Communicating with your ‘tween may be a notebook away.
My daughter, Catherine, is a middle kid. She will never revel in the lone early years of the oldest. Nor will she gloat in the lone later years of a youngest. She will only know a family in which just about everything, from pets to the last Pop Tart in the pantry, is shared. Unfortunately, for a middle kid who loves to chat, that includes her mom’s ears.
I’ve always understood the importance of giving kids time alone with parents. And I know that on an adolescent girl’s list of why she keeps her mom around, “to talk to” usually ranks somewhere below “to take me to the orthodontist.” So I’m grateful for a child who talks openly and often to me, as Catherine loves to do. But in our frantic household, mother/daughter moments often fall by the wayside. Especially during the school year when the one-on-one window of opportunity draws its drapes.
Take that 3:30 – 8:30 p.m. time slot, divide it by four kids, throw in Scouts, sax lessons, soccer and science projects – you know the drill – and one-on-one time is as elusive as a pledge to never feed the family fast food.
You might wonder why this wasn’t an issue for my other middle kid. Well, my second is a boy in his teens, who, let’s just say, is still coming into his verbal skills. His Cro-Magnon communication involves arm farts and other bodily noises. Extensive dialogue with a parent is not what he holds dear.
But Catherine is different. She needs those “heart to hearts.” And I found out just how much one chaotic afternoon.
She was having friend problems. When she tried to talk to me, the spaghetti sauce on the stove started sputtering, my oldest called with car troubles and the Cub Scout from down the block demanded my popcorn order, pronto. I probably gave Catherine sage advice like “You’ll be fine,” then dismissed her, but I honestly don’t remember much of the scene.
That night she called her little sister a “Puke” and slammed her bedroom door. Later, she complained of a headache. And finally, long after I had sent her to bed, she appeared at my bedside complaining that she couldn’t sleep. After I drowsily muttered, “Try a little harder,” I caught a just-loud-enough “No one listens to me” trailing out the door. We clearly needed a way to chat.
I had read once about a mother and daughter who started an interactive journal. They began it when the daughter was young and continued through her college years.

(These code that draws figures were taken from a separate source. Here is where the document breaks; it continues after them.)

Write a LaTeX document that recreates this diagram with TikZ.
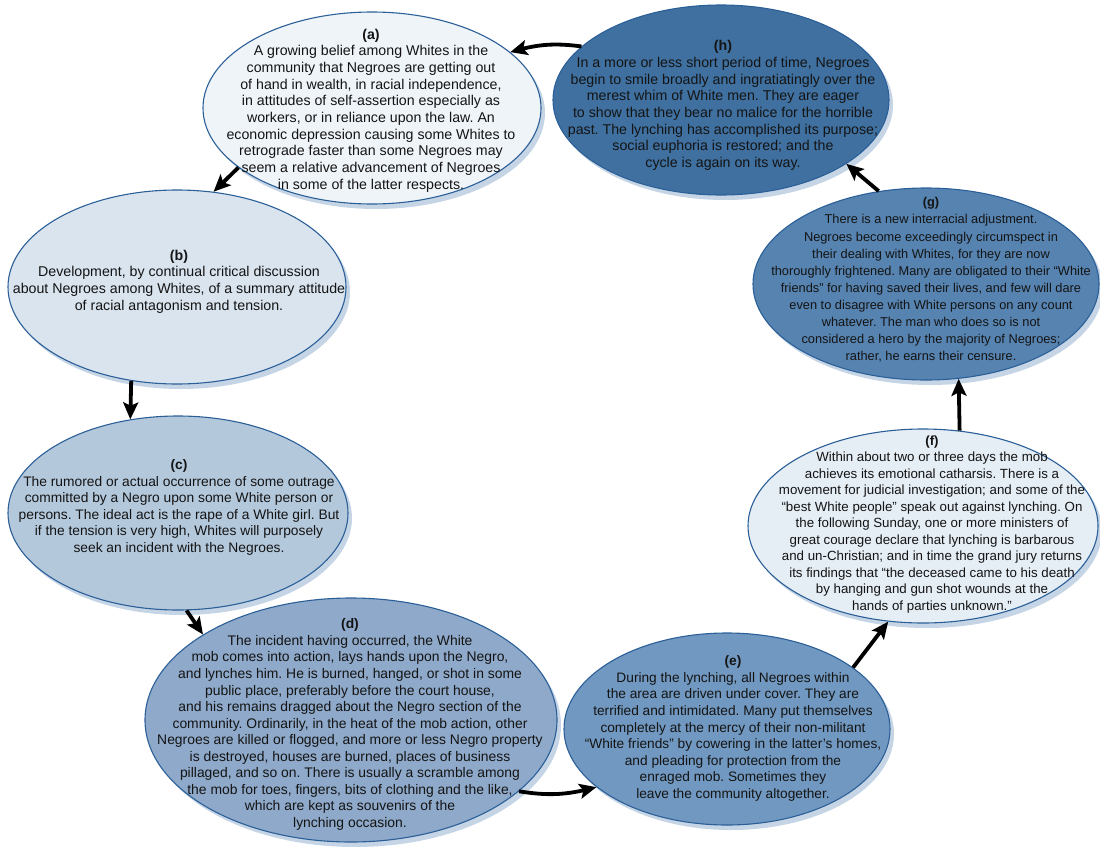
\documentclass[tikz,border=0pt]{standalone}
\usepackage{fontspec}
\setmainfont{Liberation Sans}
\usetikzlibrary{shapes.geometric,shadows,arrows.meta,bending}
\definecolor{edgec}{HTML}{2B5F98}
\definecolor{shadowc}{HTML}{C6D5E6}
\definecolor{textc}{HTML}{141414}
\definecolor{fa}{HTML}{EFF4F9}
\definecolor{fb}{HTML}{D9E4EF}
\definecolor{fc}{HTML}{B4C8DC}
\definecolor{fd}{HTML}{8EA9C9}
\definecolor{fe}{HTML}{7198C0}
\definecolor{ff}{HTML}{E5EDF5}
\definecolor{fg}{HTML}{5683B0}
\definecolor{fh}{HTML}{3F70A0}
\frenchspacing
\begin{document}
\begin{tikzpicture}[x=1pt,y=1pt,
  stage/.style={ellipse, draw=edgec, line width=1.1pt, inner sep=0pt,
    drop shadow={shadow xshift=4pt,shadow yshift=-5pt,fill=shadowc,opacity=1}},
  stagetext/.style={align=center, text=textc, inner sep=0pt,
    font=\fontsize{14.2}{16.7}\selectfont},
  flow/.style={-{Stealth[length=17pt,width=15pt,inset=3.5pt]}, line width=3.8pt, black}]
\useasboundingbox (0,0) rectangle (1100,-846);

% ellipses
\node[stage, fill=fa, minimum width=338pt, minimum height=192pt] (A) at (372,-108) {};
\node[stage, fill=fh, minimum width=336pt, minimum height=190pt] (H) at (721,-100) {};
\node[stage, fill=fb, minimum width=338pt, minimum height=194pt] (B) at (177,-287) {};
\node[stage, fill=fc, minimum width=340pt, minimum height=194pt] (C) at (178,-513) {};
\node[stage, fill=fd, minimum width=412pt, minimum height=244pt] (D) at (351,-720) {};
\node[stage, fill=fe, minimum width=326pt, minimum height=192pt] (E) at (727,-729) {};
\node[stage, fill=ff, minimum width=350pt, minimum height=194pt] (F) at (923,-526) {};
\node[stage, fill=fg, minimum width=346pt, minimum height=192pt] (G) at (926,-284) {};

% texts
\node[stagetext] (At) at (371,-110.5) {\textbf{(a)}\\
A growing belief among Whites in the\\
community that Negroes are getting out\\
of hand in wealth, in racial independence,\\
in attitudes of self-assertion especially as\\
workers, or in reliance upon the law. An\\
economic depression causing some Whites to\\
retrograde faster than some Negroes may\\
seem a relative advancement of Negroes\\
in some of the latter respects.};

\node[stagetext] (Ht) at (723,-105.5) {\textbf{(h)}\\
In a more or less short period of time, Negroes\\
begin to smile broadly and ingratiatingly over the\\
merest whim of White men. They are eager\\
to show that they bear no malice for the horrible\\
past. The lynching has accomplished its purpose;\\
social euphoria is restored; and the\\
cycle is again on its way.};

\node[stagetext] (Bt) at (179,-281.5) {\textbf{(b)}\\
Development, by continual critical discussion\\
about Negroes among Whites, of a summary attitude\\
of racial antagonism and tension.};

\node[stagetext, font=\fontsize{13.8}{16.6}\selectfont] (Ct) at (179,-507.5) {\textbf{(c)}\\
The rumored or actual occurrence of some outrage\\
committed by a Negro upon some White person or\\
persons. The ideal act is the rape of a White girl. But\\
if the tension is very high, Whites will purposely\\
seek an incident with the Negroes.};

\node[stagetext, font=\fontsize{13.9}{16.55}\selectfont] (Dt) at (350,-724.5) {\textbf{(d)}\\
The incident having occurred, the White\\
mob comes into action, lays hands upon the Negro,\\
and lynches him. He is burned, hanged, or shot in some\\
public place, preferably before the court house,\\
and his remains dragged about the Negro section of the\\
community. Ordinarily, in the heat of the mob action, other\\
Negroes are killed or flogged, and more or less Negro property\\
is destroyed, houses are burned, places of business\\
pillaged, and so on. There is usually a scramble among\\
the mob for toes, fingers, bits of clothing and the like,\\
which are kept as souvenirs of the\\
lynching occasion.};

\node[stagetext, font=\fontsize{13.7}{16.6}\selectfont] (Et) at (733,-728.5) {\textbf{(e)}\\
During the lynching, all Negroes within\\
the area are driven under cover. They are\\
terrified and intimidated. Many put themselves\\
completely at the mercy of their non-militant\\
``White friends'' by cowering in the latter's homes,\\
and pleading for protection from the\\
enraged mob. Sometimes they\\
leave the community altogether.};

\node[stagetext, font=\fontsize{13.3}{16.5}\selectfont] (Ft) at (932,-524.5) {\textbf{(f)}\\
Within about two or three days the mob\\
achieves its emotional catharsis. There is a\\
movement for judicial investigation; and some of the\\
``best White people'' speak out against lynching. On\\
the following Sunday, one or more ministers of\\
great courage declare that lynching is barbarous\\
and un-Christian; and in time the grand jury returns\\
its findings that ``the deceased came to his death\\
by hanging and gun shot wounds at the\\
hands of parties unknown.''};

\node[stagetext, font=\fontsize{12.8}{17.1}\selectfont] (Gt) at (931,-280) {\textbf{(g)}\\
There is a new interracial adjustment.\\
Negroes become exceedingly circumspect in\\
their dealing with Whites, for they are now\\
thoroughly frightened. Many are obligated to their ``White\\
friends'' for having saved their lives, and few will dare\\
even to disagree with White persons on any count\\
whatever. The man who does so is not\\
considered a hero by the majority of Negroes;\\
rather, he earns their censure.};

% connectors
\draw[flow] (H.159) to[bend right=12] (A.22);
\draw[flow] (A.204) -- (B.69);
\draw[flow] (B.244) -- (C.117);
\draw[flow] (C.275) -- (D.150);
\draw[flow] (D.337) to[bend right=12] (E.204);
\draw[flow] (E.26) -- (F.250);
\draw[flow] (F.69) -- (G.289);
\draw[flow] (G.117) -- (H.333);
\end{tikzpicture}
\end{document}
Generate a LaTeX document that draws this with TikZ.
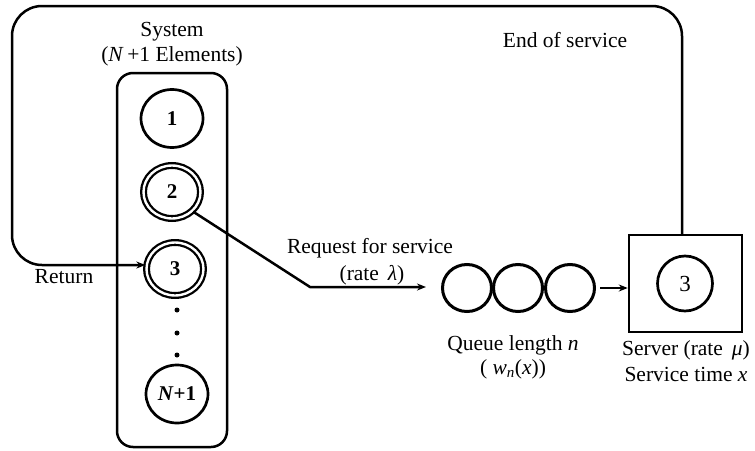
\documentclass[tikz,border=0pt]{standalone}
\usepackage{fontspec}
\setmainfont{Liberation Serif}
\usetikzlibrary{arrows.meta,shapes.geometric}

\tikzset{
  conn/.style={line width=2.5pt, line join=round},
  arr/.style={conn, -{Stealth[length=9pt,width=7pt]}},
  elem/.style={ellipse, draw, line width=2.7pt, minimum width=62pt, minimum height=58pt,
               inner sep=0pt, font=\fontsize{21}{23}\selectfont\bfseries},
  elemdbl/.style={elem, double, double distance=2.4pt, line width=2.3pt,
                  minimum width=57pt, minimum height=53pt},
  qcirc/.style={ellipse, draw, line width=3pt, minimum width=49pt, minimum height=47pt, inner sep=0pt},
  lbl/.style={font=\fontsize{21.5}{23}\selectfont, inner sep=0pt, anchor=center},
  dotmark/.style={circle, fill, inner sep=0pt, minimum size=5pt}
}

\begin{document}
\begin{tikzpicture}[x=1pt, y=-1pt]
  \useasboundingbox (0,0) rectangle (755,450);

  % system container
  \node[draw, line width=2.5pt, rounded corners=16pt, minimum width=110pt, minimum height=374pt,
        inner sep=0pt] (sys) at (172,260) {};
  \node[lbl] (systitle) at (172,32) {System};
  \node[lbl] (syssub) at (172,56) {(\textit{N}\,+1 Elements)};

  % elements
  \node[elem] (e1) at (172,118.5) {1};
  \node[elemdbl] (e2) at (172,192) {2};
  \node[elemdbl] (e3) at (175,269) {3};
  \node[dotmark] (d1) at (177,310) {};
  \node[dotmark] (d2) at (177,333) {};
  \node[dotmark] (d3) at (177,355) {};
  \node[elem] (eN) at (177,394) {\textit{N}+1};

  % queue
  \node[qcirc] (q1) at (467,288) {};
  \node[qcirc] (q2) at (518,288) {};
  \node[qcirc] (q3) at (570,288) {};

  % server
  \node[draw, line width=2.5pt, minimum width=113pt, minimum height=97pt, inner sep=0pt]
        (srv) at (685.5,283.5) {};
  \node[circle, draw, line width=2.7pt, minimum size=55pt, inner sep=0pt,
        font=\fontsize{23}{25}\selectfont] (sc) at (685,283.5) {3};

  % request path
  \coordinate (bend) at (310,287);
  \draw[arr, shorten >=15pt] (e2.south east) -- (bend) -- (bend -| q1.west);

  % queue to server
  \draw[arr, shorten <=4pt] (q3.east) -- (q3.east -| srv.west);

  % feedback loop: end of service back to the system
  \coordinate (tr) at (682,6);
  \coordinate (tl) at (12,6);
  \coordinate (bl) at (12,265);
  \coordinate (ein) at (e3.west |- bl);
  \draw[arr, rounded corners=30pt] (srv.north -| tr) -- (tr) -- (tl) -- (bl) -- (ein);

  % labels
  \node[lbl] (eos) at (565,40) {End of service};
  \node[lbl] (ret) at (64,277) {Return};
  \node[lbl] (req1) at (370,248) {Request for service};
  \node[lbl] (req2) at (372,275) {(rate \,\textit{λ})};
  \node[lbl] (ql1) at (513,345) {Queue length \textit{n}};
  \node[lbl] (ql2) at (513,369) {( \textit{w}\textsubscript{\textit{n}}(\textit{x}))};
  \node[lbl] (sv1) at (686,350) {Server (rate \,\textit{μ})};
  \node[lbl] (sv2) at (686,374) {Service time \textit{x}};
\end{tikzpicture}
\end{document}
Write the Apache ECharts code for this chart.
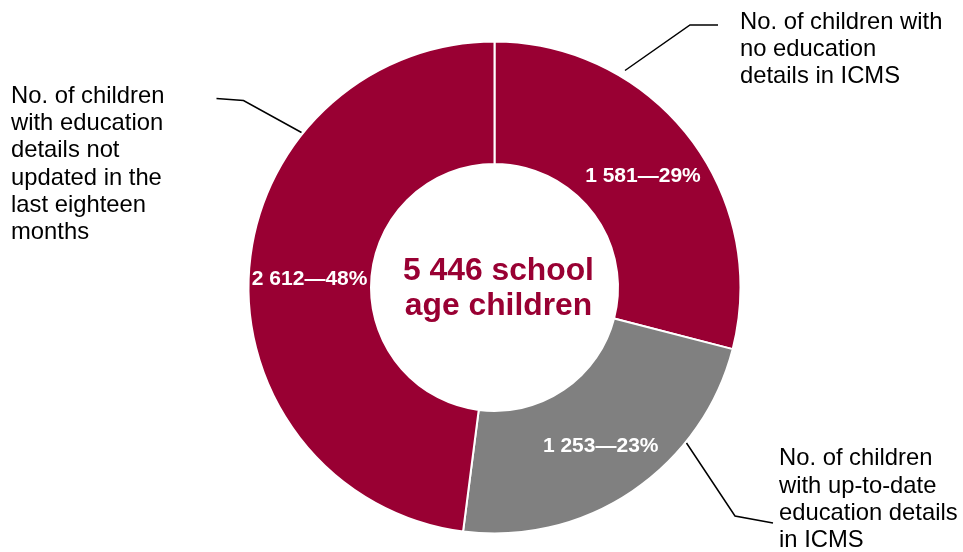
<!DOCTYPE html>
<html>
<head>
<meta charset="utf-8">
<script src="https://cdn.jsdelivr.net/npm/echarts@6/dist/echarts.min.js"></script>
<style>
html,body{margin:0;padding:0;background:#fff;}
#chart{width:963px;height:552px;}
</style>
</head>
<body>
<div id="chart"></div>
<script>
// Data
var categories = [
  'No. of children with\nno education\ndetails in ICMS',
  'No. of children\nwith up-to-date\neducation details\nin ICMS',
  'No. of children\nwith education\ndetails not\nupdated in the\nlast eighteen\nmonths'
];
var values = [1581, 1253, 2612];
var sliceColors = ['#990033', '#808080', '#990033'];
var centerTitle = '5 446 school\nage children';

var FONT = '"Liberation Sans", Arial, Helvetica, sans-serif';
var total = values.reduce(function (a, b) { return a + b; }, 0);
function fmtNum(n) {
  return String(n).replace(/\B(?=(\d{3})+(?!\d))/g, ' ');
}

var pieData = categories.map(function (c, i) {
  return { name: c, value: values[i], itemStyle: { color: sliceColors[i] } };
});
var ghostData = categories.map(function (c, i) {
  return { name: c, value: values[i] };
});

// Annotation layout (label boxes and leader lines), in pixels
var labelBoxes = [
  { x: 740, y: 8.5, line: [[625, 70.5], [690, 25], [718, 25]] },
  { x: 779, y: 445, line: [[686.5, 443], [735, 516], [773, 523]] },
  { x: 11, y: 82.5, line: [[301.5, 132.5], [243.5, 100.5], [216.5, 98.5]] }
];
var insideNudge = [[0, 3.5], [1, 3], [2.5, 3.5]];

var center = [494.5, 287.5];
var radius = [123.5, 246];

var chart = echarts.init(document.getElementById('chart'), null, { renderer: 'canvas' });
chart.setOption({
  animation: false,
  backgroundColor: '#fff',
  graphic: [{
    type: 'text',
    x: 498.5,
    y: 288.5,
    style: {
      text: centerTitle,
      fill: '#990033',
      font: 'bold 31.8px ' + FONT,
      fontSize: 31.8,
      fontWeight: 'bold',
      fontFamily: FONT,
      lineHeight: 35,
      align: 'center',
      verticalAlign: 'middle',
      textAlign: 'center',
      textVerticalAlign: 'middle'
    }
  }],
  series: [
    {
      type: 'pie',
      center: center,
      radius: radius,
      startAngle: 90,
      clockwise: true,
      avoidLabelOverlap: false,
      silent: true,
      itemStyle: { borderColor: '#fff', borderWidth: 2 },
      label: {
        show: true,
        position: 'inside',
        color: '#fff',
        fontFamily: FONT,
        fontWeight: 'bold',
        fontSize: 21,
        formatter: function (p) {
          return fmtNum(p.value) + '\u2014' + Math.round(p.value / total * 100) + '%';
        }
      },
      labelLine: { show: false },
      labelLayout: function (params) {
        var n = insideNudge[params.dataIndex];
        return { dx: n[0], dy: n[1] };
      },
      data: pieData
    },
    {
      type: 'pie',
      center: center,
      radius: radius,
      startAngle: 90,
      clockwise: true,
      avoidLabelOverlap: false,
      silent: true,
      z: 3,
      itemStyle: { color: 'rgba(0,0,0,0)', borderWidth: 0 },
      label: {
        show: true,
        position: 'outside',
        color: '#000',
        fontFamily: FONT,
        fontSize: 23.8,
        lineHeight: 27.3,
        formatter: function (p) { return p.name; }
      },
      labelLine: {
        show: true,
        length: 20,
        length2: 20,
        lineStyle: { color: '#000', width: 1.5 }
      },
      labelLayout: function (params) {
        var b = labelBoxes[params.dataIndex];
        return {
          x: b.x,
          y: b.y,
          align: 'left',
          verticalAlign: 'top',
          labelLinePoints: b.line
        };
      },
      data: ghostData
    }
  ]
});
</script>
</body>
</html>
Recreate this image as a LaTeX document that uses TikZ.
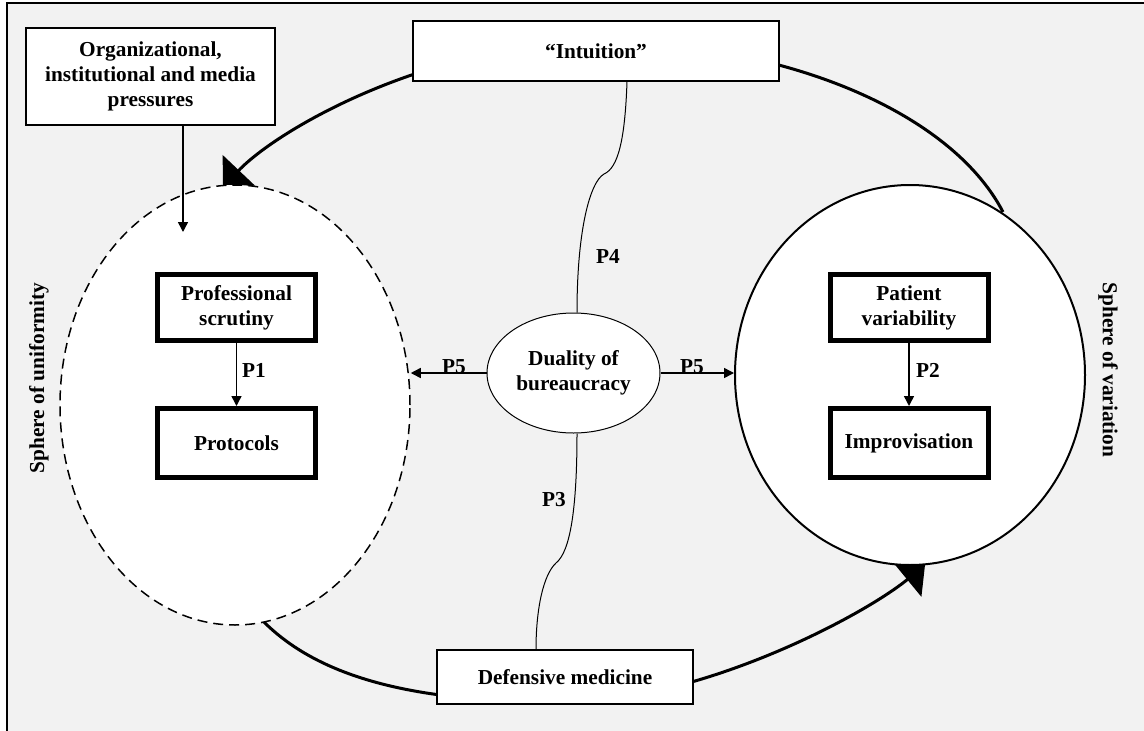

They called it a “bonding tool.” I hoped for a “communication crutch.”
I bought, for Catherine and myself, a purple spiral journal with a lime green daisy on the cover. Inside, I wrote the date and the first entry starting with “Surprise!” I went on to explain that the journal was a place where we could write back and forth to each other.
A place where we could tell each other how we’re feeling, what we’ve been doing and what we think about stuff – whatever is on our minds. I stressed that the journal was just between the two of us – not because it was a secret, but because it was special and private. When we were done with an entry we would leave it on the other’s night stand to read and respond. I also included some rules:
- Start with the date
- Don’t worry about how much you write
- Be honest
- Don’t bug the other person if she hasn’t written in a while
- Always write back
- Don’t take it out of the house
- Don’t try to make others (namely little sister) jealous with it
Simple enough!
When Catherine found the journal that night, she wrote back right away.
She loved the idea and listed suggestions of her own like using colored pens and accepting imperfect spelling. Her first entry to me was four pages long.
Catherine and I have now been journaling back and forth for two years. Do we write everyday? No way. And with homework by the bushel and deadlines to boot, we’re both thankful for the “no pressure” rules. However, we’ve found that with the pressure off, writing is easy.
The longest “no journaling” spell we’ve had was last summer when back-to-back camp and family vacation left our newest, striped denim notebook untouched for several weeks. When Catherine found the journal under a pile of dirty camp clothes, she realized how much she missed “chatting” and composed a three-pager complete with illustrations.
Since she’s started junior high, the journal has seen both silly scribblings and sensitive subjects. Sometimes we jot down a joke or draw a cartoon. Sometimes we fill the pages with surprises, like flaps to open and perfumed spots to sniff. We’ve covered body changes and boyfriends, friendships and sister struggles, hockey scores, test scores and more.
I usually write to her before bed, when the house is quiet and my thoughts are free from overzealous Scouts and spaghetti sauce – when I can give her my most thoughtful advice, answers – or just a healthy dose of doting.
No, a spiral notebook can’t bring perfect peace to Catherine’s sometimes-turbulent kid world. But it can reassure her that someone is listening. And while her questions and worries are still many, she knows that when I can’t answer them face-to-face, I’m just a notebook away.
Communication must be contagious because, little by little, each of my other three kids has established a method of talking to me on the sly. For my youngest, it’s a shoebox mailbox that sits outside her bedroom door where we exchange notes. For my oldest, it’s the 11 p.m. chat over a cold slice of leftover pizza. And for that other middle kid, it’s e-mail (although arm farts are more effective in person). But for Catherine, it’s our journal, and on those pages, the middle-kid gets her mom all to herself.
Jean Reidy is a freelance writer and mother of four.